Don’t bother . . .
Messing with Stephen Lang. That dude is a machine.
Hoping to walk away with a massive fortune, a trio of thieves break into the house of a blind man who isn’t as helpless as he seems.
From the creators of the Evil Dead remake. My heart sank. A shambolic monstrosity that should never have happened. Thankfully, I didn’t share the same sentiment with this taut thriller.
The establishing shot hooked me in from the get go. Tension set. However, I did have a little grumble as the story flashed back BUT thankfully writer/director Fede Alvarez didn’t mess about. The film set up the characters and the premise pretty sharpish.
It takes a lot for a premise like this to work when you only have three characters BUT thankfully the cast were perfectly chosen.
We join our trio in the middle of a burglary. I felt my loyalties were tested very early on. Their unlikeable and amateurish antics had me silently rooting for the appropriated titled Blind Man as they robbed and destroyed people’s homes.
As much as you could feel for Rocky’s background (Jane Levy – Evil Dead/Suburgatory) and need to break from the desolate Detroit backdrop; you despised the way she strung along her best friend Alex (Dylan Minette – Goosebumps) and manipulated him to do her bidding.
It made a change to see Minette break away from family movies. He played the conflicted (and tragically “friend-zoned”) Alex well. Torn between pleasing the woman he loves and giving his father a prison sentence after stealing all his client’s files to help in their burglaries.
For a good 20 minutes, it was a slow burning crime thriller. That was until they received the tip of a lifetime (or so they thought). A blind war veteran sitting on a fortune. Daniel Zovatto was highly annoying as Money. The corn rolled douche. I’m sure that was the point BUT I was actually hoping the big man would wake up as they broke into his home.

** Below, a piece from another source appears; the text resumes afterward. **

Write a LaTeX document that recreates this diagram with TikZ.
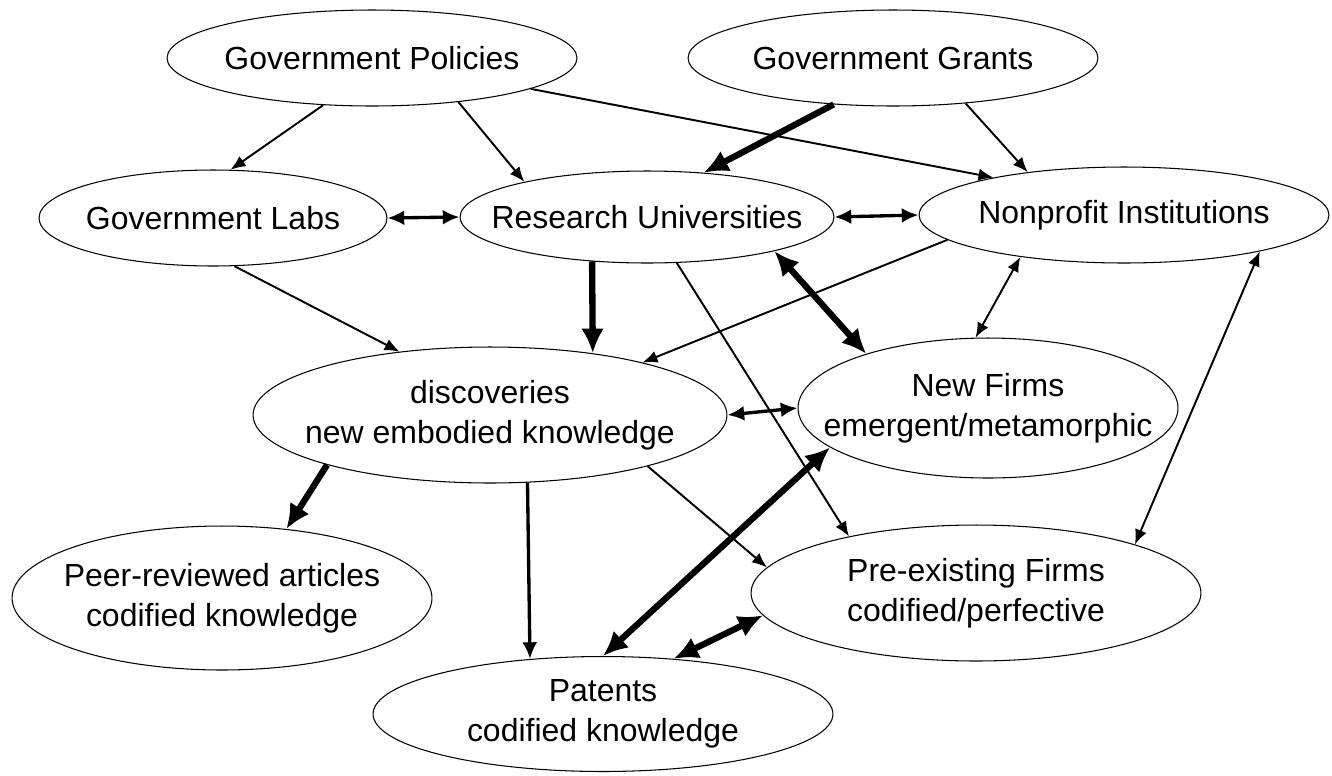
\documentclass[tikz,border=0pt]{standalone}
\usepackage{fontspec}
\setmainfont{Liberation Sans}
\usetikzlibrary{arrows.meta,shapes.geometric}

\begin{document}
\begin{tikzpicture}[
    x=0.02cm, y=-0.02cm,
    font=\fontsize{18.2}{22.8}\selectfont,
    oval/.style={draw, ellipse, inner sep=0pt, line width=0.6pt},
    txt/.style={label={[align=center]center:#1}},
    link/.style={->, >={Latex[length=8.5pt,width=7pt]}, line width=1.1pt},
    mid link/.style={->, >={Latex[length=9.5pt,width=8.5pt]}, line width=1.9pt},
    heavy link/.style={->, >={Latex[length=14pt,width=13pt]}, line width=3.6pt}
]
\useasboundingbox (0,0) rectangle (1332,775);

% top row
\node[oval, minimum width=8.2cm, minimum height=1.92cm, txt={Government Policies}] (pol) at (372,58) {};
\node[oval, minimum width=8.2cm, minimum height=1.92cm, txt={Government Grants}] (grant) at (893,58) {};
% institutions
\node[oval, minimum width=6.96cm, minimum height=1.92cm, txt={Government Labs}] (lab) at (213,218) {};
\node[oval, minimum width=7.48cm, minimum height=1.84cm, txt={Research Universities}] (univ) at (647,217) {};
\node[oval, minimum width=8.2cm, minimum height=1.92cm, txt={Nonprofit Institutions}] (np) at (1124,215) {};
% outputs
\node[oval, minimum width=9.48cm, minimum height=2.72cm, txt={discoveries\\new embodied knowledge}] (disc) at (490,415) {};
\node[oval, minimum width=7.6cm, minimum height=2.8cm, txt={New Firms\\emergent/metamorphic}] (newf) at (988,408) {};
\node[oval, minimum width=8.4cm, minimum height=2.88cm, txt={Peer-reviewed articles\\codified knowledge}] (peer) at (222,598) {};
\node[oval, minimum width=9cm, minimum height=2.72cm, txt={Pre-existing Firms\\codified/perfective}] (preex) at (976,593) {};
\node[oval, minimum width=9.2cm, minimum height=2.3cm, txt={Patents\\codified knowledge}] (pat) at (603,714) {};

% funding and policy
\draw[link] (pol.-136) -- (lab.70);
\draw[link] (pol.-27) -- (univ.164);
\draw[link] (pol.-11) -- (np.164);
\draw[heavy link] (grant.-142) -- (univ.38);
\draw[link] (grant.-32) -- (np.156);

% between institutions
\draw[mid link, <->] (lab.east) -- (univ.west);
\draw[mid link, <->] (univ.east) -- (np.west);

% into discoveries and firms
\draw[heavy link] (univ.-141) -- (disc.31);
\draw[link] (lab.-66) -- (disc.145);
\draw[link] (np.-172) -- (disc.19);
\draw[heavy link, <->] (univ.-15) -- (newf.156);
\draw[link] (univ.-57) -- (preex.156);
\draw[link, <->] (np.-158) -- (newf.100);
\draw[link, <->] (np.-15) -- (preex.17);
\draw[mid link, <->] (disc.east) -- (newf.west);

% codified outputs
\draw[heavy link] (disc.-163) -- (peer.47);
\draw[mid link] (disc.-61) -- (pat.143);
\draw[link] (disc.-18) -- (preex.173);
\draw[heavy link, <->] (pat.90) -- (newf.-166);
\draw[heavy link, <->] (pat.38) -- (preex.-174);
\end{tikzpicture}
\end{document}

The stake out and dull cliched rationalizing did have me fidgeting a little bit. BUT that all changed when Lang (Avatar) was introduced. He was superb. His physical presence, along with those unsettling scarred eyes, freaked me out. From the moment he stumbled onto the scene, I was hooked.
For a brief moment, I felt more empathy towards the baffled vet. The silence created a perfect atmosphere as the thieves crept around the house avoiding his clutches. I couldn’t help BUT think of that infamous Simpsons episode with Bart and the blind man. Especially when one of them was hiding in the closet.
I tried not to pick at the amateurish mistakes that the gang made. Walking past the only door with a padlock on it and wondering where the fortune was? Hmmm . . .
BUT it did unfold into one of the deadliest games of hide and seek. You could cut the suspense with a knife. The night vision sequence was brilliant as the Blind Man cuts the power to his advantage. Waiting in the darkness for the slightest sound or movement. You could hear a pin drop.
From how the film was advertised, I expected a horror for some reason. And if you were too, I warn you. It isn’t. If anything, I’m glad that it wasn’t. A proper little thriller. Just when I was getting bored of the endless hiding and breath holding, the closing act took an even darker turn and I was transfixed right up until the tense finale.
A great cast, a creepy premise and some perfectly executed suspense ridden sequences makes this one to watch.